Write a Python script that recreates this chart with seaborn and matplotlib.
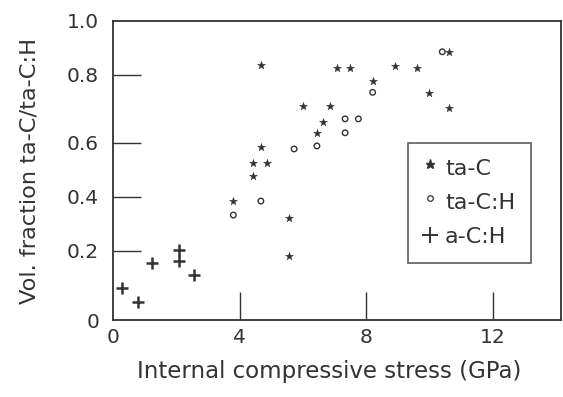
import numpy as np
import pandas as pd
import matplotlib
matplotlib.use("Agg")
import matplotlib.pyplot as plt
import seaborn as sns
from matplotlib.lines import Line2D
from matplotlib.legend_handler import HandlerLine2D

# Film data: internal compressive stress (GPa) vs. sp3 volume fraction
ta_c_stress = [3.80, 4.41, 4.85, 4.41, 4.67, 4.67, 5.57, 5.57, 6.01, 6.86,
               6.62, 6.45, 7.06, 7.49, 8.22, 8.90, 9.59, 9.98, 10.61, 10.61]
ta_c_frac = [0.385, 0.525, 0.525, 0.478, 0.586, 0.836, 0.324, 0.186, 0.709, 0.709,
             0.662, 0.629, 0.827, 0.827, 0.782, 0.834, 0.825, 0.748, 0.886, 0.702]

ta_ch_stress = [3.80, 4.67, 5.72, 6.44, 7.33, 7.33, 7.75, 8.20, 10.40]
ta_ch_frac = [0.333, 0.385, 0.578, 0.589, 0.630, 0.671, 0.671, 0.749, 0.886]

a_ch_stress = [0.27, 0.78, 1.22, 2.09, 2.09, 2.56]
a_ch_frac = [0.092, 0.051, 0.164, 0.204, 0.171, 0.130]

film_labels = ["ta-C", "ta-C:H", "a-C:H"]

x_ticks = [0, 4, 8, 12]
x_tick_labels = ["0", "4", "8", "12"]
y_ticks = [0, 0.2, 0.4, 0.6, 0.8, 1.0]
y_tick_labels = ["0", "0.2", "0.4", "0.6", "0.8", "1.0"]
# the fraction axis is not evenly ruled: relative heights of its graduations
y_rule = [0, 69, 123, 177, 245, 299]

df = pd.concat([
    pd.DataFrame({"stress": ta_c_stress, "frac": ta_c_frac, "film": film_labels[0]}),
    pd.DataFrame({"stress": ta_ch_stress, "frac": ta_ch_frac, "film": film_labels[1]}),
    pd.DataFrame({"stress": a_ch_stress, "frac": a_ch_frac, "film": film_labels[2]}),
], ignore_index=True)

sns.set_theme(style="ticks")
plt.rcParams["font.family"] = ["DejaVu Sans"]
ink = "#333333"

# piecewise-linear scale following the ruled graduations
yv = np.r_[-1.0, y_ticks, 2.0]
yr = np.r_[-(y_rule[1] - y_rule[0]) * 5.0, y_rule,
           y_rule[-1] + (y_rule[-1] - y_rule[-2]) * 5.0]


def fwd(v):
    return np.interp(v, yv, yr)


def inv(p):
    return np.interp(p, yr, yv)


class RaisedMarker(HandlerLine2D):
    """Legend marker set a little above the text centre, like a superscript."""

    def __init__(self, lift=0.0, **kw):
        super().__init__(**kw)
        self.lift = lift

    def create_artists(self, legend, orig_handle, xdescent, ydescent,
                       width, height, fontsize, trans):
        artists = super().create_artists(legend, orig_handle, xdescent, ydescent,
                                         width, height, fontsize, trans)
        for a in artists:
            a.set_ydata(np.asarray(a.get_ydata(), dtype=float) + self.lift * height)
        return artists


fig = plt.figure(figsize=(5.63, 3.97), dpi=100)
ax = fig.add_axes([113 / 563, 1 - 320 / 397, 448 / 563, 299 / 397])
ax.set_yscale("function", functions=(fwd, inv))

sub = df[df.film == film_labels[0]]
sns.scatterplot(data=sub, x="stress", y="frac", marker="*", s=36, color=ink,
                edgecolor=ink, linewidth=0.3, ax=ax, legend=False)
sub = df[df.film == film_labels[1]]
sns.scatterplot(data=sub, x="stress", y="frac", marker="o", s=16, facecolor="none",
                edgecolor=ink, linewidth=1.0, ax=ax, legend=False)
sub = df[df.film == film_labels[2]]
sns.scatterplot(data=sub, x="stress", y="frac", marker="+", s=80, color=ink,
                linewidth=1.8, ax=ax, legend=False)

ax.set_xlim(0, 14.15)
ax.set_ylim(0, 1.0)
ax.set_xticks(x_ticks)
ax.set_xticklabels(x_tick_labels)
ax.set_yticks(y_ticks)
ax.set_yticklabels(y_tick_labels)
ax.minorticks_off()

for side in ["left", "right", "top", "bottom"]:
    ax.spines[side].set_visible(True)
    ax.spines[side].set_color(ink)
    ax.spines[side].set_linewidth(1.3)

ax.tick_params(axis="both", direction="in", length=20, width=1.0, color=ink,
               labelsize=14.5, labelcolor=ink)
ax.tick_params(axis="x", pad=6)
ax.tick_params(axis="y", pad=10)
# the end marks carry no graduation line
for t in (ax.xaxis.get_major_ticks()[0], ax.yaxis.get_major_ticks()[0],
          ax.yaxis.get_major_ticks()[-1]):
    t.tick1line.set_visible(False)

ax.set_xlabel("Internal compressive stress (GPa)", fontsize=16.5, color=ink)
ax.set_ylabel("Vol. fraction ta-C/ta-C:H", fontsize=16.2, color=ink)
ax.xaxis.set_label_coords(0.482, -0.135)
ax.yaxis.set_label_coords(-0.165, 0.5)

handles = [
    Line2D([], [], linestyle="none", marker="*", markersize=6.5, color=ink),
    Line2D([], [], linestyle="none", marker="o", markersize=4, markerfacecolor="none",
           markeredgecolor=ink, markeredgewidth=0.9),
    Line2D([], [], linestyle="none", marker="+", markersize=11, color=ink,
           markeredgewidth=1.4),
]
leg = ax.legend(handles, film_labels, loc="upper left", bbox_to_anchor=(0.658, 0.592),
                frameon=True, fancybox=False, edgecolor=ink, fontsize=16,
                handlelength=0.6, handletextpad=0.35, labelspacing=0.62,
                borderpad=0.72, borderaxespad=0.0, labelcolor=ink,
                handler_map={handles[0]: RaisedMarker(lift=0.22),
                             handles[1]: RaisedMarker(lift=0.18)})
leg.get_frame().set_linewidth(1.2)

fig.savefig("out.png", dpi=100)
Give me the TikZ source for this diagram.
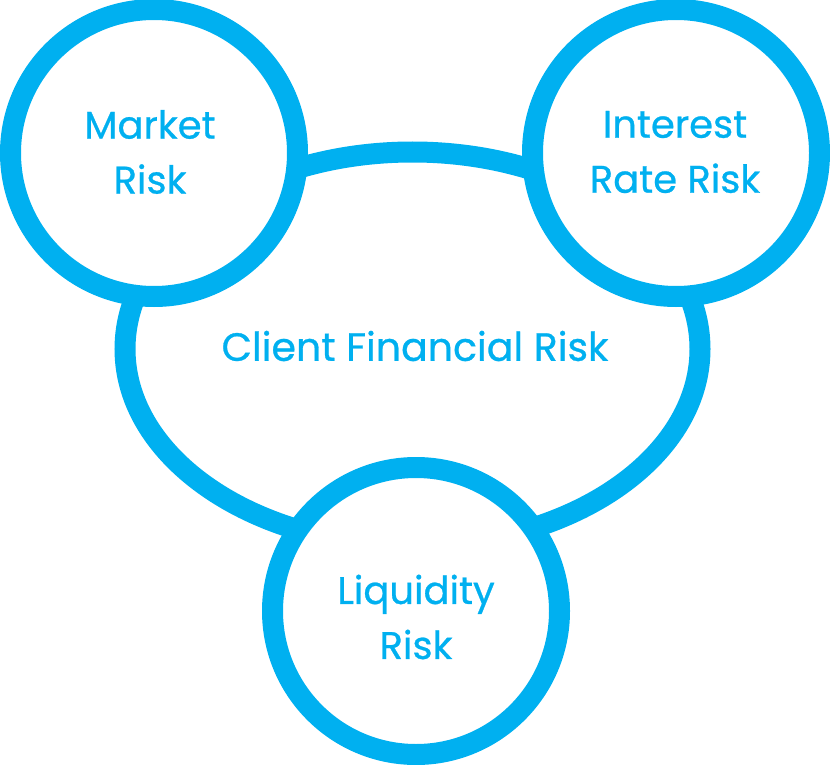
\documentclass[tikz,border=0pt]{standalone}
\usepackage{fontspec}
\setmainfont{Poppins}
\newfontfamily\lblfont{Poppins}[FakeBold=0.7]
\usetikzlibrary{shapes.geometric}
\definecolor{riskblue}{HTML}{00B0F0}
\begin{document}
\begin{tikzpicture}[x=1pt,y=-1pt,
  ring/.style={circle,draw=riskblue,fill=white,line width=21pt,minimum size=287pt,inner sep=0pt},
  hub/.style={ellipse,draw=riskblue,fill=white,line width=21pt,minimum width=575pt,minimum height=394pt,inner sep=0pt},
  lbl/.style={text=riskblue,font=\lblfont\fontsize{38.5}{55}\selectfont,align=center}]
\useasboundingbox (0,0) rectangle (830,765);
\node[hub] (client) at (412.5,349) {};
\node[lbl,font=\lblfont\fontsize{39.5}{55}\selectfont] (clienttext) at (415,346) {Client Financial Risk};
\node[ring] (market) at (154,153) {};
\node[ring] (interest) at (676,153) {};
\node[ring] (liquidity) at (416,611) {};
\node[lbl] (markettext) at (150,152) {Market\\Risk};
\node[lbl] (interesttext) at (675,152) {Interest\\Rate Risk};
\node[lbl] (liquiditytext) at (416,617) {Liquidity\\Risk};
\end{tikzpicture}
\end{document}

__________________________________________________

State how many lines of the listing hold the string "matplotlib"; reply with the number and nothing else.

# [EXERCISE OUTPUT]
6